While I'm not a fan of the high cost of ZPacks' gear they have a reasonable price for their carbon fiber stakes. I previously owned 6 and I recently purchased another 12. I think one broke when I was using it for a heavy duty project; I'm not sure it was supposed to handle being struck by a 3 pound mallet.
One thing I learned recently is that when deploying a stake is should be flush with the ground at some angle (possibly 45deg) from the object being tied down. Deep because is moves the inflection point and gives a stronger hold. Therefore, as to not lose a stake it should have some tag so it can be retrieved and many do.
Flush to the ground but not apply to the long stakes but then you're trading pack volume and weight so you do not have bury the stake.

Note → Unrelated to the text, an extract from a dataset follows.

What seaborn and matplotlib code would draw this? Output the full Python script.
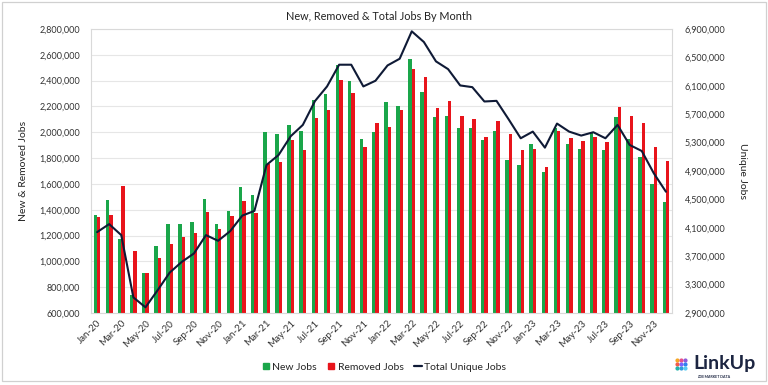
import numpy as np
import pandas as pd
import matplotlib
matplotlib.use("Agg")
import matplotlib.pyplot as plt
from matplotlib.lines import Line2D
from matplotlib.patches import Rectangle
from matplotlib.ticker import FuncFormatter
import seaborn as sns

months = [f"{m}-{y}" for y in ["20", "21", "22", "23"]
          for m in ["Jan", "Feb", "Mar", "Apr", "May", "Jun",
                    "Jul", "Aug", "Sep", "Oct", "Nov", "Dec"]]

new_jobs = [1358, 1474, 1172, 737, 913, 1117, 1288, 1293, 1304, 1480, 1286, 1389,
            1578, 1513, 2005, 1989, 2056, 2010, 2250, 2294, 2522, 2398, 1948, 2005,
            2232, 2204, 2569, 2310, 2121, 2129, 2036, 2036, 1937, 2010, 1785, 1746,
            1906, 1694, 2031, 1906, 1868, 2005, 1860, 2116, 1945, 1808, 1601, 1456]
removed_jobs = [1340, 1358, 1583, 1081, 913, 1024, 1133, 1185, 1218, 1381, 1249, 1355,
                1467, 1371, 1751, 1772, 1940, 1860, 2108, 2173, 2406, 2307, 1883, 2069,
                2041, 2170, 2491, 2432, 2188, 2242, 2129, 2103, 1966, 2088, 1989, 1865,
                1870, 1733, 2010, 1958, 1932, 1963, 1927, 2199, 2126, 2069, 1886, 1777]
total_jobs = [4039, 4152, 3997, 3120, 2980, 3220, 3469, 3620, 3738, 3997, 3917, 4053,
              4272, 4338, 4985, 5126, 5390, 5549, 5884, 6091, 6397, 6397, 6091, 6171,
              6387, 6481, 6867, 6717, 6444, 6335, 6105, 6081, 5879, 5888, 5629, 5361,
              5455, 5229, 5568, 5455, 5399, 5446, 5361, 5549, 5267, 5182, 4867, 4608]

series_names = ["New Jobs", "Removed Jobs"]
line_name = "Total Unique Jobs"
title = "New, Removed & Total Jobs By Month"

GREEN = "#1aa64a"
RED = "#e8141b"
NAVY = "#0f1a36"

sns.set_theme(style="white")
plt.rcParams["font.family"] = ["Lato", "DejaVu Sans"]

df = pd.DataFrame({
    "Month": months * 2,
    "Jobs": [v * 1000 for v in new_jobs] + [v * 1000 for v in removed_jobs],
    "Series": [series_names[0]] * len(months) + [series_names[1]] * len(months),
})

fig = plt.figure(figsize=(7.68, 3.85), dpi=100)
ax = fig.add_axes([91 / 768, 1 - 313 / 385, (672 - 91) / 768, (313 - 29) / 385])

sns.barplot(data=df, x="Month", y="Jobs", hue="Series", order=months,
            hue_order=series_names, palette=[GREEN, RED], width=0.56,
            saturation=1, ax=ax, legend=False, linewidth=0)
ax.set_xlim(-0.5, len(months) - 0.5)
ax.set_ylim(600000, 2800000)
ax.set_yticks(np.arange(600000, 2800001, 200000))
ax.yaxis.set_major_formatter(FuncFormatter(lambda v, p: f"{int(v):,}"))
ax.grid(axis="y", color="#e6e6e6", linewidth=0.8)
ax.set_axisbelow(True)
ax.set_xlabel("")
ax.set_ylabel("New & Removed Jobs", fontsize=7.5, color="#222222", labelpad=8)
ax.set_xticks(range(0, len(months), 2))
ax.set_xticklabels(months[::2], rotation=45, ha="right", rotation_mode="anchor",
                   fontsize=7, color="#333333")
ax.tick_params(axis="y", labelsize=6.5, colors="#333333", length=0, pad=8)
ax.tick_params(axis="x", length=0, pad=4)
for s in ax.spines.values():
    s.set_color("#d9d9d9")
    s.set_linewidth(0.8)

ax2 = ax.twinx()
sns.lineplot(x=np.arange(len(months)), y=[v * 1000 for v in total_jobs], ax=ax2,
             color=NAVY, linewidth=1.5)
ax2.set_ylim(2900000, 6900000)
ax2.set_yticks(np.arange(2900000, 6900001, 400000))
ax2.yaxis.set_major_formatter(FuncFormatter(lambda v, p: f"{int(v):,}"))
ax2.tick_params(axis="y", labelsize=6.5, colors="#333333", length=0, pad=9)
ax2.set_ylabel("Unique Jobs", fontsize=7.5, color="#222222", rotation=270, labelpad=16)
for s in ax2.spines.values():
    s.set_visible(False)
ax2.grid(False)

fig.text(0.493, 1 - 16 / 385, title, ha="center", va="center", fontsize=7.8,
         color="#222222")

handles = [
    Line2D([0], [0], marker="s", linestyle="none", color=GREEN, markersize=5),
    Line2D([0], [0], marker="s", linestyle="none", color=RED, markersize=5),
    Line2D([0], [0], color=NAVY, linewidth=1.6),
]
fig.legend(handles, series_names + [line_name], loc="center",
           bbox_to_anchor=(0.5, 1 - 367 / 385), ncol=3, frameon=False,
           fontsize=7.5, handlelength=0.8, handletextpad=0.2, columnspacing=1.0)

# figure frame
fig.patches.append(Rectangle((2 / 768, 4 / 385), 764 / 768, 379 / 385,
                             transform=fig.transFigure, fill=False,
                             edgecolor="#d0d0d0", linewidth=0.9))

# logo
lax = fig.add_axes([675 / 768, 1 - 370 / 385, 12 / 768, 12 / 385])
lax.set_axis_off()
dot_cols = [["#f5a623", "#e94f8a", "#8e5bd8"],
            ["#f15a4a", "#7b61ff", "#2f80ed"],
            ["#20b2aa", "#2d9cdb", "#56ccf2"]]
for r in range(3):
    for c in range(3):
        lax.scatter(c, 2 - r, s=4, color=dot_cols[r][c])
lax.set_xlim(-0.6, 2.6)
lax.set_ylim(-0.6, 2.6)
fig.text(693 / 768, 1 - 364 / 385, "LinkUp", ha="left", va="center",
         fontsize=14, fontweight="bold", color="#1c2541")
fig.text(697 / 768, 1 - 377 / 385, "JOB MARKET DATA", ha="left", va="center",
         fontsize=2.6, fontweight="bold", color="#1c2541")

fig.savefig("out.png", dpi=100)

As a side note, I left a nail stake just slightly above ground in my backyard and I managed to step on it with a bare foot and even thought it was the head it still managed to puncture my foot.Materials like Titanium are not advantageous other than possible weight... That nail I stepped on is now bent and I have another Toaks 'v' shaped that is also bent.
Typically I wear barefoot style shoes or when I'm practicing in the backyard I wear my crocks. Since the ground is about 2-3 inches of St Augustine grass/weed on top of a thin layer of debris and then many feet of thick coral that means a couple of things.  once the stake is in the ground moving it may not be an option so learn your knots.  if you cannot jiggle the stake into the ground you're gonna need a hammer of some kind. A stick etc will work if they are around, however, if not and you have you have to step on it to set the stake deeper you're going to want something with a bigger head. All of the stakes with small surface area punish my feet.
I'm sure there is a lot of good advice out there and I wish I had sought council of someone in the know. Most of these stakes are OK and some are crap and some you should be prepared to break or lose. My top two are:
- Easton Mountain Products Single Nano Ultra-Light Aluminum Tent Stake
- ZPacks carbon fiber
Lastly, there are specialty stakes. Pictured above there is a MSR Cyclone. It's long, Y shaped with a twist; and designed to work well in sand. My problems with it are [a] getting it into the sand with it's small head and [b] getting it out. The one time I could have used this stake I could have picked a better placement for the tent.